Can a whistleblower who was involved in the wrongdoing receive an award?
Culpable whistleblowers are not automatically ineligible for an award under these rules since oftentimes, in the SEC’s view, only those involved in the possible violation have relevant information regarding such violations. The SEC will consider any culpability of the whistleblower in a securities violation as one of the factors in determining the amount of an award. Also, in determining whether the required $1 million threshold has been satisfied for purposes of making an award to the culpable whistleblower, the SEC will not count any monetary sanctions that the whistleblower him- or herself is ordered to pay, or that are ordered against any entity whose liability is based substantially on conduct that the whistleblower directed, planned, or initiated. The SEC will also not count these amounts towards the total monetary sanctions collected in the action for purposes of calculating any payments to the culpable whistleblower.

Can a whistleblower submit reports anonymously?
The final rules allow a whistleblower to submit information to the SEC anonymously only under certain specified conditions. Any whistleblower may choose to be represented by counsel, but an anonymous whistleblower must retain an attorney who will, among other things, certify to the SEC that he or she has verified the whistleblower’s identity. However, the whistleblower will be required to reveal his or her identity to the SEC before the SEC will pay such person any award.

What do the rules provide regarding retaliation protection for whistleblowers?
The final rules provide that anti-retaliation protection for persons who submit reports under these rules is not limited to whistleblowers who are ultimately determined to be eligible for an award. Rather, the anti-retaliation protections apply to all whistleblowers who had a “reasonable belief” that the information provided relates to a possible securities law violation that has occurred, is ongoing, or is about to occur. To incentivize the submission of high-quality tips and to discourage the abuse of the anti-retaliation provisions, the “reasonable belief” standard requires (1) the whistleblower to hold a subjectively genuine belief that the information demonstrates a possible violation and (2) such belief to be one that a similarly situated employee might reasonably possess.

Can the SEC communicate directly with the whistleblower about a possible violation?
Yes. If the whistleblower is a director, officer, member, agent or employee of a company that is represented by counsel, the final rules authorize the SEC to communicate directly with the whistleblower about a possible securities law violation without seeking consent of the company’s counsel and without regard to any confidentiality agreements to which the whistleblower may be a party.

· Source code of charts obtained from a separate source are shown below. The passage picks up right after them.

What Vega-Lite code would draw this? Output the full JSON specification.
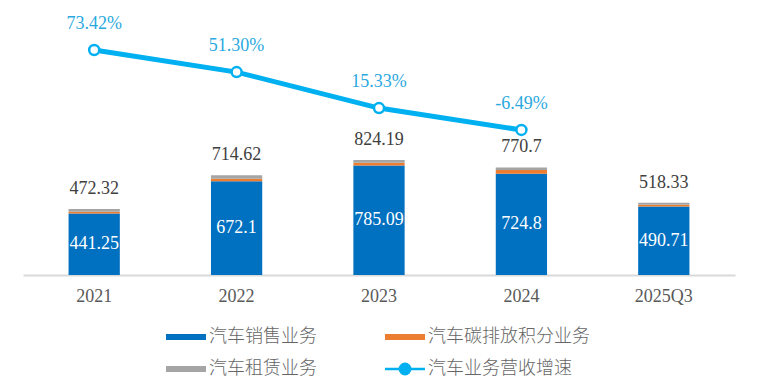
{
  "$schema": "https://vega.github.io/schema/vega-lite/v6.json",
  "width": 712,
  "height": 275,
  "padding": {"left": 23, "top": 0, "right": 24, "bottom": 10},
  "background": "white",
  "config": {"view": {"stroke": null}},
  "datasets": {
    "bars": [
      {"year": "2021", "series": "汽车销售业务", "k": 1, "value": 441.25},
      {"year": "2021", "series": "汽车碳排放积分业务", "k": 2, "value": 12.5},
      {"year": "2021", "series": "汽车租赁业务", "k": 3, "value": 18.57},
      {"year": "2022", "series": "汽车销售业务", "k": 1, "value": 672.1},
      {"year": "2022", "series": "汽车碳排放积分业务", "k": 2, "value": 18},
      {"year": "2022", "series": "汽车租赁业务", "k": 3, "value": 24.52},
      {"year": "2023", "series": "汽车销售业务", "k": 1, "value": 785.09},
      {"year": "2023", "series": "汽车碳排放积分业务", "k": 2, "value": 19.1},
      {"year": "2023", "series": "汽车租赁业务", "k": 3, "value": 20},
      {"year": "2024", "series": "汽车销售业务", "k": 1, "value": 724.8},
      {"year": "2024", "series": "汽车碳排放积分业务", "k": 2, "value": 28},
      {"year": "2024", "series": "汽车租赁业务", "k": 3, "value": 17.9},
      {"year": "2025Q3", "series": "汽车销售业务", "k": 1, "value": 490.71},
      {"year": "2025Q3", "series": "汽车碳排放积分业务", "k": 2, "value": 12},
      {"year": "2025Q3", "series": "汽车租赁业务", "k": 3, "value": 15.62}
    ],
    "totals": [
      {"year": "2021", "total": 472.32, "sales": 441.25},
      {"year": "2022", "total": 714.62, "sales": 672.1},
      {"year": "2023", "total": 824.19, "sales": 785.09},
      {"year": "2024", "total": 770.7, "sales": 724.8},
      {"year": "2025Q3", "total": 518.33, "sales": 490.71}
    ],
    "growth": [
      {"year": "2021", "growth": 73.42, "label": "73.42%"},
      {"year": "2022", "growth": 51.30, "label": "51.30%"},
      {"year": "2023", "growth": 15.33, "label": "15.33%"},
      {"year": "2024", "growth": -6.49, "label": "-6.49%"}
    ]
  },
  "encoding": {
    "x": {
      "field": "year",
      "type": "nominal",
      "sort": ["2021", "2022", "2023", "2024", "2025Q3"],
      "scale": {"domain": ["2021", "2022", "2023", "2024", "2025Q3"], "paddingInner": 0.64, "paddingOuter": 0.32},
      "axis": {
        "title": null,
        "labelAngle": 0,
        "ticks": false,
        "domainColor": "#D9D9D9",
        "domainWidth": 2,
        "labelFont": "Liberation Serif",
        "labelFontSize": 18,
        "labelColor": "#595959",
        "labelPadding": 12
      }
    }
  },
  "layer": [
    {
      "data": {"name": "bars"},
      "mark": {"type": "bar"},
      "encoding": {
        "y": {"field": "value", "type": "quantitative", "stack": "zero", "scale": {"domain": [0, 1970]}, "axis": null},
        "order": {"field": "k", "type": "quantitative", "sort": "ascending"},
        "color": {
          "field": "series",
          "type": "nominal",
          "scale": {
            "domain": ["汽车销售业务", "汽车碳排放积分业务", "汽车租赁业务", "汽车业务营收增速"],
            "range": ["#0070C0", "#ED7D31", "#A5A5A5", "#00B0F0"]
          },
          "legend": {
            "title": null,
            "orient": "none",
            "legendX": 154,
            "legendY": 328,
            "direction": "horizontal",
            "columns": 2,
            "labelFont": "Noto Sans CJK SC",
            "labelFontSize": 18,
            "labelFontWeight": 300,
            "labelColor": "#666666",
            "symbolSize": 1600,
            "labelOffset": 14,
            "columnPadding": 63,
            "rowPadding": 12,
            "labelLimit": 300,
            "padding": 0,
            "encode": {
              "symbols": {
                "update": {
                  "shape": {"signal": "datum.value === '汽车业务营收增速' ? 'M-1,0H-0.26M0.26,0H1M0.26,0A0.26,0.26 0 1,1 -0.26,0A0.26,0.26 0 1,1 0.26,0' : 'M-1,-0.15H1V0.15H-1Z'"},
                  "fill": {"signal": "datum.value === '汽车业务营收增速' ? '#ffffff' : scale('color', datum.value)"},
                  "stroke": {"signal": "datum.value === '汽车业务营收增速' ? '#00B0F0' : 'transparent'"},
                  "strokeWidth": {"signal": "datum.value === '汽车业务营收增速' ? 2.5 : 0"},
                  "opacity": {"value": 1}
                }
              }
            }
          }
        }
      }
    },
    {
      "data": {"name": "totals"},
      "mark": {"type": "text", "font": "Liberation Serif", "fontSize": 18, "color": "#404040", "baseline": "middle", "dy": -20},
      "encoding": {
        "y": {"field": "total", "type": "quantitative", "scale": {"domain": [0, 1970]}, "axis": null},
        "text": {"field": "total", "type": "nominal"}
      }
    },
    {
      "data": {"name": "totals"},
      "mark": {"type": "text", "font": "Liberation Serif", "fontSize": 18, "color": "#ffffff", "baseline": "middle"},
      "encoding": {
        "y": {"field": "sales", "type": "quantitative", "scale": {"domain": [0, 3940]}, "axis": null},
        "text": {"field": "sales", "type": "nominal"}
      }
    },
    {
      "data": {"name": "growth"},
      "mark": {"type": "line", "strokeWidth": 5},
      "encoding": {
        "y": {"field": "growth", "type": "quantitative", "scale": {"domain": [-151.58, 123.42]}, "axis": null},
        "color": {"datum": "汽车业务营收增速"}
      }
    },
    {
      "data": {"name": "growth"},
      "mark": {"type": "point", "filled": true, "fill": "#ffffff", "stroke": "#00B0F0", "strokeWidth": 2.5, "size": 100, "opacity": 1},
      "encoding": {
        "y": {"field": "growth", "type": "quantitative", "scale": {"domain": [-151.58, 123.42]}, "axis": null}
      }
    },
    {
      "data": {"name": "growth"},
      "mark": {"type": "text", "font": "Liberation Serif", "fontSize": 18, "color": "#2AA9E0", "baseline": "middle", "dy": -26},
      "encoding": {
        "y": {"field": "growth", "type": "quantitative", "scale": {"domain": [-151.58, 123.42]}, "axis": null},
        "text": {"field": "label", "type": "nominal"}
      }
    }
  ],
  "resolve": {"scale": {"y": "independent"}}
}
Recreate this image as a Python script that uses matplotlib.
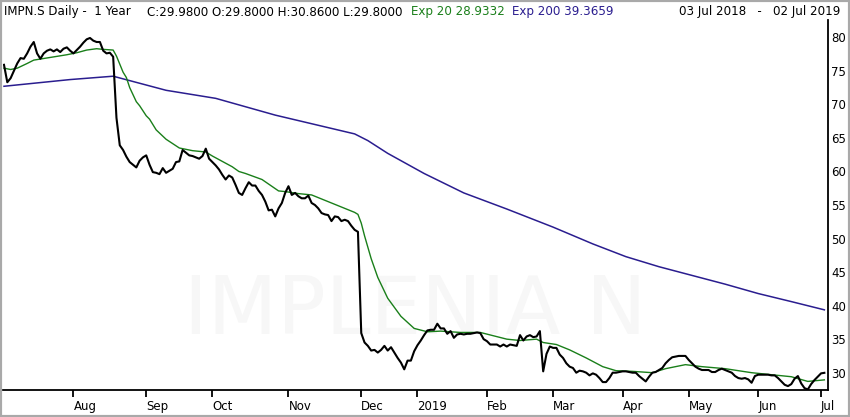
import matplotlib
matplotlib.use("Agg")
import matplotlib.pyplot as plt
import pandas as pd
from matplotlib.patches import Rectangle

# Swiss exchange closed on these weekdays
holidays = ["2018-08-01", "2018-12-24", "2018-12-25", "2018-12-26", "2018-12-31",
            "2019-01-01", "2019-01-02", "2019-04-19", "2019-04-22", "2019-05-01",
            "2019-05-30", "2019-06-10"]

month_starts = ["2018-08-01", "2018-09-01", "2018-10-01", "2018-11-01", "2018-12-01",
                "2019-01-01", "2019-02-01", "2019-03-01", "2019-04-01", "2019-05-01",
                "2019-06-01", "2019-07-01"]
month_labels = ["Aug", "Sep", "Oct", "Nov", "Dec", "2019", "Feb", "Mar", "Apr", "May",
                "Jun", "Jul"]

# daily close, one value per trading session from 03 Jul 2018
close = [
    75.9, 73.3, 73.9, 75.0, 76.1, 76.9, 76.8, 77.6, 78.6, 79.3,
    77.6, 76.8, 77.6, 78.0, 78.2, 77.9, 78.2, 77.8, 78.3, 78.5,
    78.0, 77.6, 78.1, 78.6, 79.2, 79.7, 79.9, 79.5, 79.3, 79.3,
    78.0, 77.6, 77.7, 77.1, 68.0, 63.9, 63.2, 62.2, 61.4, 61.0,
    60.6, 61.6, 62.1, 62.4, 61.0, 59.9, 59.8, 59.6, 60.5, 59.8,
    60.1, 60.4, 61.4, 61.5, 63.2, 62.8, 62.4, 62.3, 62.1, 61.9,
    62.3, 63.4, 61.9, 61.4, 60.9, 60.3, 59.5, 58.8, 59.4, 59.1,
    58.0, 56.8, 56.5, 57.5, 58.4, 57.9, 57.9, 57.1, 56.5, 55.5,
    54.2, 54.3, 53.3, 54.5, 55.3, 56.8, 57.8, 56.5, 56.8, 56.3,
    56.0, 56.0, 56.4, 55.3, 55.0, 54.5, 53.8, 53.6, 53.5, 52.6,
    53.3, 53.2, 52.6, 52.8, 52.6, 51.9, 51.3, 51.0, 35.9, 34.5,
    34.0, 33.3, 33.4, 33.0, 33.4, 34.0, 33.3, 33.8, 33.0, 32.2,
    31.5, 30.5, 31.8, 31.8, 33.2, 34.1, 34.8, 35.6, 36.3, 36.4,
    36.4, 37.3, 36.6, 36.6, 35.8, 36.2, 35.2, 35.7, 35.8, 35.7,
    35.8, 35.8, 35.9, 36.0, 35.9, 35.0, 34.7, 34.2, 34.2, 34.2,
    33.9, 34.2, 33.9, 34.2, 34.1, 34.0, 35.6, 34.8, 35.4, 35.6,
    35.3, 35.4, 36.2, 30.2, 32.8, 33.9, 33.7, 33.7, 32.7, 32.2,
    31.4, 30.9, 30.7, 30.0, 30.3, 30.2, 30.0, 29.6, 29.9, 29.7,
    29.2, 28.6, 28.6, 29.2, 30.0, 30.0, 30.1, 30.2, 30.2, 30.1,
    30.0, 30.0, 29.5, 29.1, 28.7, 29.4, 30.0, 30.1, 30.4, 30.7,
    31.4, 31.9, 32.3, 32.4, 32.5, 32.5, 32.5, 31.9, 31.4, 30.9,
    30.6, 30.4, 30.4, 30.4, 30.1, 30.1, 30.4, 30.6, 30.4, 30.2,
    30.0, 29.5, 29.2, 29.1, 29.2, 29.0, 28.5, 29.5, 29.7, 29.7,
    29.7, 29.7, 29.6, 29.6, 29.2, 28.7, 28.2, 28.0, 28.3, 29.1,
    29.5, 28.4, 27.7, 27.5, 28.3, 28.9, 29.4, 29.9, 29.98,
]

# moving averages (session number, value)
ema20_day = [0, 2, 4, 7, 9, 14, 19, 22, 25, 28, 30, 33, 34, 36, 37, 38, 40, 41, 43, 44,
             46, 49, 53, 57, 61, 63, 69, 71, 73, 78, 83, 85, 89, 93, 98, 103, 106, 107,
             108, 109, 111, 113, 116, 120, 124, 128, 132, 138, 144, 148, 152, 156, 161,
             163, 167, 171, 176, 181, 185, 190, 196, 200, 206, 211, 218, 226, 232, 238,
             243, 248]
ema20 = [75.4, 75.2, 75.4, 76.1, 76.6, 77.0, 77.4, 77.7, 78.1, 78.3, 78.2, 78.1, 77.2,
         74.8, 74.0, 72.5, 70.4, 69.8, 68.3, 67.8, 66.2, 64.8, 63.5, 63.1, 62.9, 62.3,
         60.7, 60.0, 59.7, 58.8, 57.1, 57.0, 56.7, 56.5, 55.5, 54.5, 53.9, 53.6, 52.3,
         50.4, 47.0, 44.2, 41.1, 38.4, 36.6, 36.1, 36.2, 36.0, 36.0, 35.5, 35.0, 34.8,
         35.0, 34.5, 34.2, 33.4, 32.2, 30.9, 30.3, 30.2, 30.0, 30.6, 31.2, 30.9, 30.6,
         30.0, 29.7, 29.4, 28.7, 28.93]

ema200_day = [0, 10, 20, 33, 49, 64, 82, 106, 110, 116, 127, 139, 152, 166, 178, 188,
              198, 208, 218, 228, 238, 248]
ema200 = [72.7, 73.2, 73.7, 74.2, 72.1, 70.9, 68.4, 65.6, 64.6, 62.7, 59.7, 56.8, 54.4,
          51.7, 49.2, 47.3, 45.8, 44.5, 43.2, 41.8, 40.6, 39.37]

y_ticks = [30, 35, 40, 45, 50, 55, 60, 65, 70, 75, 80]

sessions = pd.bdate_range("2018-07-03", "2019-07-02")
sessions = sessions[~sessions.isin(pd.to_datetime(holidays))]
tick_pos = [int(sessions.searchsorted(pd.Timestamp(m))) for m in month_starts]

W, H = 850, 417
fig = plt.figure(figsize=(W / 100, H / 100), dpi=100)
ax = fig.add_axes([3 / W, 27 / H, 825 / W, 370 / H])

ax.text(0.5, 0.21, "IMPLENIA N", transform=ax.transAxes, ha="center", va="center",
        fontsize=58, color="#f7f7f7", zorder=0)

ax.plot(ema200_day, ema200, color="#2a1d8f", lw=1.1, zorder=2)
ax.plot(ema20_day, ema20, color="#1a7f1a", lw=1.0, zorder=3)
ax.plot(range(len(close)), close, color="black", lw=1.5, zorder=4)

ax.set_xlim(-0.3, 249.1)
ax.set_ylim(27.42, 82.58)

for s in ["left", "top"]:
    ax.spines[s].set_visible(False)
for s in ["right", "bottom"]:
    ax.spines[s].set_linewidth(1.3)

ax.yaxis.tick_right()
ax.set_yticks(y_ticks)
ax.tick_params(axis="y", length=0, pad=2.5, labelsize=8.5)
ax.set_xticks(tick_pos)
ax.set_xticklabels(month_labels, ha="left")
ax.tick_params(axis="x", direction="out", length=5, width=1.3, pad=2.5, labelsize=8.5)

fs = 8.6
ty = 1 - 12 / H
fig.text(4 / W, ty, "IMPN.S Daily -  1 Year", fontsize=fs, va="center")
fig.text(147 / W, ty, "C:29.9800 O:29.8000 H:30.8600 L:29.8000", fontsize=fs, va="center")
fig.text(411 / W, ty, "Exp 20 28.9332", fontsize=fs, va="center", color="#1a7f1a")
fig.text(512 / W, ty, "Exp 200 39.3659", fontsize=fs, va="center", color="#2a1d8f")
fig.text(840 / W, ty, "03 Jul 2018   -   02 Jul 2019", fontsize=fs, va="center", ha="right")

fig.patches.append(Rectangle((0, 0), 1, 1, transform=fig.transFigure, fill=False,
                             edgecolor="#a9a9a9", lw=3, clip_on=False))

fig.savefig("out.png", dpi=100)
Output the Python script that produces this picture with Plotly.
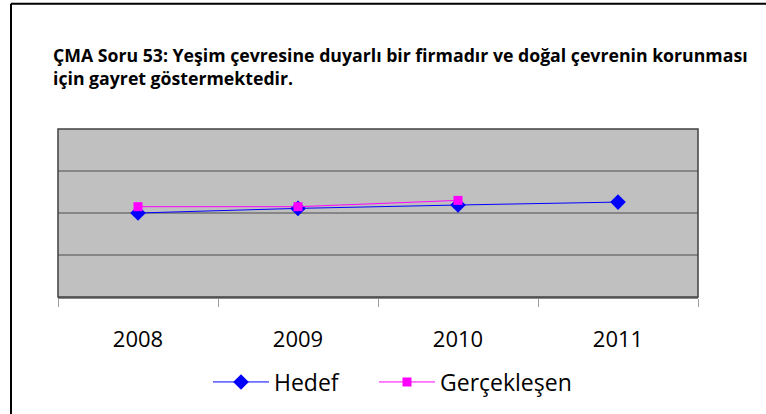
import plotly.graph_objects as go

years = ["2008", "2009", "2010", "2011"]
hedef = [2.0, 2.11, 2.19, 2.26]
gerceklesen = [2.15, 2.15, 2.30, None]
title_text = "ÇMA Soru 53: Yeşim çevresine duyarlı bir firmadır ve doğal çevrenin korunması<br>için gayret göstermektedir."

FONT = "Open Sans"

fig = go.Figure()
fig.add_trace(go.Scatter(
    x=years, y=hedef, name="Hedef", mode="lines+markers",
    line=dict(color="#0000FF", width=1),
    marker=dict(symbol="diamond", size=12, color="#0000FF"),
    legend="legend",
))
fig.add_trace(go.Scatter(
    x=years, y=gerceklesen, name="Gerçekleşen", mode="lines+markers",
    line=dict(color="#FF00FF", width=1),
    marker=dict(symbol="square", size=9, color="#FF00FF"),
    legend="legend2",
))

L, R, T, B = 58, 68, 129, 116
W, H = 766, 414
pw = W - L - R
ph = H - T - B

def px(xp):
    return (xp - L) / pw

def py(yp):
    return (H - B - yp) / ph

legend_common = dict(
    orientation="h", xanchor="left", y=py(382), yanchor="middle",
    font=dict(size=23, family=FONT), itemwidth=56, bgcolor="rgba(0,0,0,0)",
)

fig.update_layout(
    width=W, height=H,
    margin=dict(l=L, r=R, t=T, b=B, pad=0),
    paper_bgcolor="white",
    plot_bgcolor="#C0C0C0",
    font=dict(family=FONT, color="black"),
    showlegend=True,
    legend=dict(x=px(208), **legend_common),
    legend2=dict(x=px(374), **legend_common),
    xaxis=dict(
        type="category", tickson="boundaries", ticks="outside", ticklen=8,
        tickcolor="#A0A0A0", tickwidth=1, showgrid=False,
        showline=True, linecolor="#888888", linewidth=1.5,
        tickfont=dict(size=22, family=FONT), ticklabelstandoff=22,
        range=[-0.5, 3.5], zeroline=False,
    ),
    yaxis=dict(
        range=[0, 4], dtick=1, showticklabels=False, ticks="",
        showgrid=True, gridcolor="#868686", gridwidth=1.5, zeroline=False,
        showline=False,
    ),
    shapes=[
        dict(type="rect", xref="paper", yref="paper", x0=0, x1=1, y0=0, y1=1,
             line=dict(color="#404040", width=1.5), layer="above"),
        dict(type="line", xref="paper", yref="paper", x0=px(11), x1=px(11),
             y0=py(3), y1=py(420), line=dict(color="black", width=2)),
        dict(type="line", xref="paper", yref="paper", x0=px(11), x1=px(770),
             y0=py(3), y1=py(3), line=dict(color="black", width=2)),
    ],
    annotations=[
        dict(text="<b>" + title_text + "</b>", xref="paper", yref="paper",
             x=px(51), y=py(40), xanchor="left", yanchor="top", align="left",
             showarrow=False, font=dict(size=17.7, family=FONT, color="black")),
    ],
)

fig.write_html("out.html", config={"displayModeBar": False},
               post_script="document.body.style.margin='0';document.body.style.padding='0';")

What do the rules provide regarding the use of internal compliance programs?
As noted above, one of the main concerns surrounding the proposed rules was the impact the whistleblower program would have on a company’s internal compliance program. In the adopting release, the SEC emphasized its goal of “encouraging the submission of high-quality information to facilitate the effectiveness and efficiency of the [SEC’s] enforcement program.” As such, the final rules do not require a whistleblower to report information through a company’s internal compliance process in order to be eligible for an award. However, the SEC did not want to undermine the importance of effective internal compliance, legal, audit and similar processes for investigating and responding to possible violations of the federal securities laws. Therefore, several provisions in the final rules have been designed to encourage the use of internal compliance processes by whistleblowers and to promote the continued development of effective compliance programs, including:

·         If a whistleblower reports information through a company’s compliance procedure and the company then reports the same and additional information to the SEC within 120 days, the whistleblower would be deemed to have reported such information to the SEC on the date when he or she originally reported the violation internally, and the whistleblower would be given credit for both the original and additional information self-reported by the company to the SEC.

·         In determining the amount of an award, the SEC has the discretion to increase the award amount if a whistleblower voluntarily reports to and cooperates with internal compliance systems, and to decrease the award amount if a whistleblower delays reporting or interferes with internal compliance systems.

·         In appropriate cases, upon receiving a whistleblower complaint, the SEC staff will “contact a company, describe the nature of the allegations, and give the company an opportunity to investigate the matter and report back.” In determining whether to allow a company time to internally investigate a matter, the SEC may consider factors such as the nature of the alleged conduct, the level at which the conduct allegedly occurred, the company’s corporate governance culture and its internal compliance programs.

Steps to Be Taken Now
The whistleblower provisions of the Dodd-Frank Act and the final SEC rules implementing these provisions highlight the importance of establishing and maintaining robust corporate compliance procedures. Companies should consider taking the following steps to ensure that their compliance programs provide a means of detecting, investigating and responding to possible violations of the federal securities and other applicable laws:

·         regularly review, evaluate and update compliance programs and procedures—including internal complaint mechanisms such as employee hotlines—to ensure they are widely publicized to, and understood by, employees (and vendors or other third parties, if appropriate), are easy for potential whistleblowers to use, and are effective in their tracking and prompt resolution of complaints of alleged non-compliance;

·         create separation of duties such that the personnel who receive and review information from whistleblowers—ideally a standalone compliance officer or department—are not the same people who might have incentives to ignore, condone or participate in unlawful conduct;

·         regularly emphasize to employees, in communications from the senior management level, the importance of compliance, thus setting a “tone at the top” that ethical business conduct is paramount in the organization;

·         consistently and evenhandedly apply disciplinary action against management or other employees who have engaged in, or condoned, wrongdoing—and by no means allow lawbreakers or other unethical individuals to continue to serve in positions with decision-making authority;

·         regularly provide trainings on common regulatory and enforcement pitfalls in your industry as well as on how to utilize the company’s established compliance procedures (employees are more likely to report internally if they believe that their companies have effective internal compliance programs that take reports seriously and do not retaliate);

·         educate management regarding the importance of recognition of and timely response to internal whistleblower complaints and non-retaliation policies; and

·         develop mechanisms to evaluate quickly, in consultation with legal counsel, whether a possible violation of the federal securities laws has occurred that should be reported to the SEC.